# Job:
Copy out all the lines exactly. Omit pictures.

[start]

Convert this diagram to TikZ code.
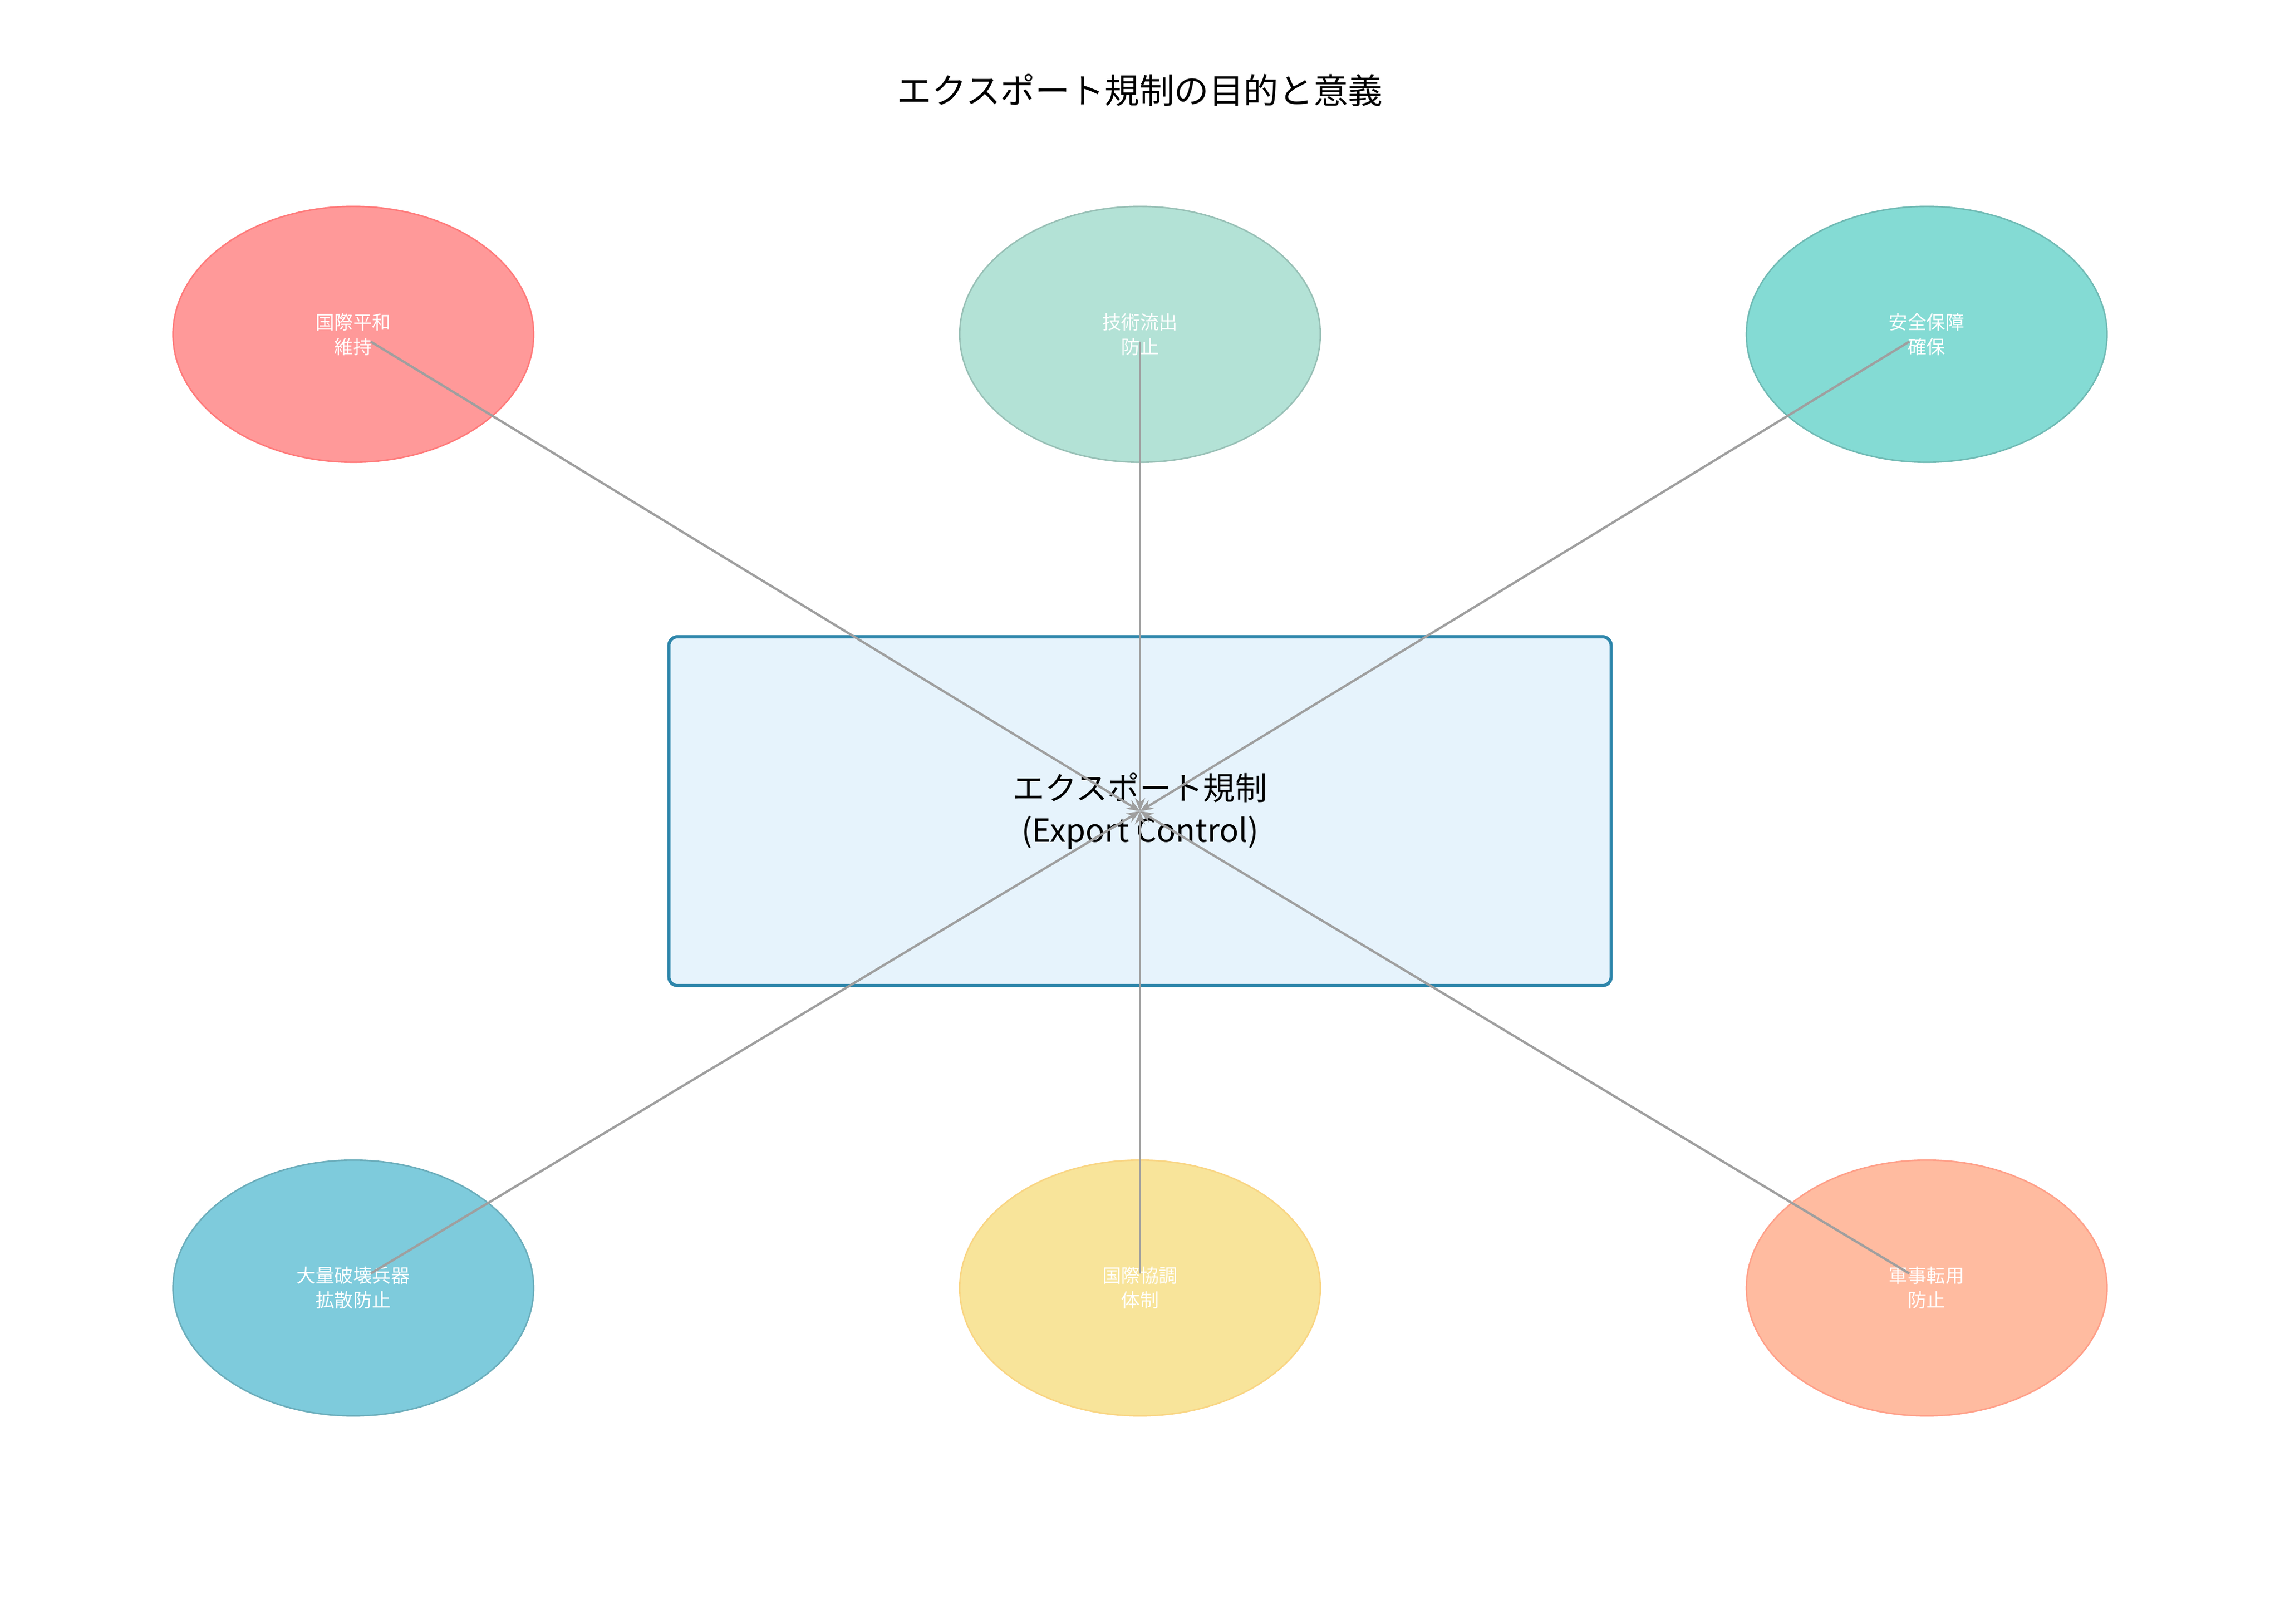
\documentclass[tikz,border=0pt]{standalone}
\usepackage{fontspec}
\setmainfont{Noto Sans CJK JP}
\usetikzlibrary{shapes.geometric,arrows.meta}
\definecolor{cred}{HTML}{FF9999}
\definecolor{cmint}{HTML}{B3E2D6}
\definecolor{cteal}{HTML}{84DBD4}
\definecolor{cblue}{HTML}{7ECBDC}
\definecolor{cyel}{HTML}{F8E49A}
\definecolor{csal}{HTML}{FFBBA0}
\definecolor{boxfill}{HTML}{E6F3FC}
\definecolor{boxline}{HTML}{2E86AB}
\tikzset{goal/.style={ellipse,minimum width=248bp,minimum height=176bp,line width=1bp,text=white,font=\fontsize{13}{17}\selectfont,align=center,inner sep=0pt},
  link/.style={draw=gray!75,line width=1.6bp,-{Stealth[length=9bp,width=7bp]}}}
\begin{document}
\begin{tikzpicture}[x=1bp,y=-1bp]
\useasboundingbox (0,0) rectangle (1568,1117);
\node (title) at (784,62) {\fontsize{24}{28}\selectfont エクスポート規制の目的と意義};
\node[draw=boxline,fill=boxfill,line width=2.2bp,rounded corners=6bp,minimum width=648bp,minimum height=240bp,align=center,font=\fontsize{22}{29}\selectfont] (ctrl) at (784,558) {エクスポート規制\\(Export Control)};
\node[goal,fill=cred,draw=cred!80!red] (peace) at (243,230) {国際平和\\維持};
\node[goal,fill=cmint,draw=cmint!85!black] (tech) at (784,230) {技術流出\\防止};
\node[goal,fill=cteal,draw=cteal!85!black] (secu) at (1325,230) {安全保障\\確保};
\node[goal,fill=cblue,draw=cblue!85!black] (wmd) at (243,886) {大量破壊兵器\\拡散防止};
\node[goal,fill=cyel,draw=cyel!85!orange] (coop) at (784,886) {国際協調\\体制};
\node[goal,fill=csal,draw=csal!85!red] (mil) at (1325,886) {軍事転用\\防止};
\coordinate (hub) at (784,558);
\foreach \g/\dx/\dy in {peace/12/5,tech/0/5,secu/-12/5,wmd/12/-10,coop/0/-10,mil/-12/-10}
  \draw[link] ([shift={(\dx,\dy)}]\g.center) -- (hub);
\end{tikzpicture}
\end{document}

[end]

# Answer to this task:
Convert this diagram to TikZ code.
\documentclass[tikz,border=0pt]{standalone}
\usepackage{fontspec}
\setmainfont{Noto Sans CJK JP}
\usetikzlibrary{shapes.geometric,arrows.meta}
\definecolor{cred}{HTML}{FF9999}
\definecolor{cmint}{HTML}{B3E2D6}
\definecolor{cteal}{HTML}{84DBD4}
\definecolor{cblue}{HTML}{7ECBDC}
\definecolor{cyel}{HTML}{F8E49A}
\definecolor{csal}{HTML}{FFBBA0}
\definecolor{boxfill}{HTML}{E6F3FC}
\definecolor{boxline}{HTML}{2E86AB}
\tikzset{goal/.style={ellipse,minimum width=248bp,minimum height=176bp,line width=1bp,text=white,font=\fontsize{13}{17}\selectfont,align=center,inner sep=0pt},
  link/.style={draw=gray!75,line width=1.6bp,-{Stealth[length=9bp,width=7bp]}}}
\begin{document}
\begin{tikzpicture}[x=1bp,y=-1bp]
\useasboundingbox (0,0) rectangle (1568,1117);
\node (title) at (784,62) {\fontsize{24}{28}\selectfont エクスポート規制の目的と意義};
\node[draw=boxline,fill=boxfill,line width=2.2bp,rounded corners=6bp,minimum width=648bp,minimum height=240bp,align=center,font=\fontsize{22}{29}\selectfont] (ctrl) at (784,558) {エクスポート規制\\(Export Control)};
\node[goal,fill=cred,draw=cred!80!red] (peace) at (243,230) {国際平和\\維持};
\node[goal,fill=cmint,draw=cmint!85!black] (tech) at (784,230) {技術流出\\防止};
\node[goal,fill=cteal,draw=cteal!85!black] (secu) at (1325,230) {安全保障\\確保};
\node[goal,fill=cblue,draw=cblue!85!black] (wmd) at (243,886) {大量破壊兵器\\拡散防止};
\node[goal,fill=cyel,draw=cyel!85!orange] (coop) at (784,886) {国際協調\\体制};
\node[goal,fill=csal,draw=csal!85!red] (mil) at (1325,886) {軍事転用\\防止};
\coordinate (hub) at (784,558);
\foreach \g/\dx/\dy in {peace/12/5,tech/0/5,secu/-12/5,wmd/12/-10,coop/0/-10,mil/-12/-10}
  \draw[link] ([shift={(\dx,\dy)}]\g.center) -- (hub);
\end{tikzpicture}
\end{document}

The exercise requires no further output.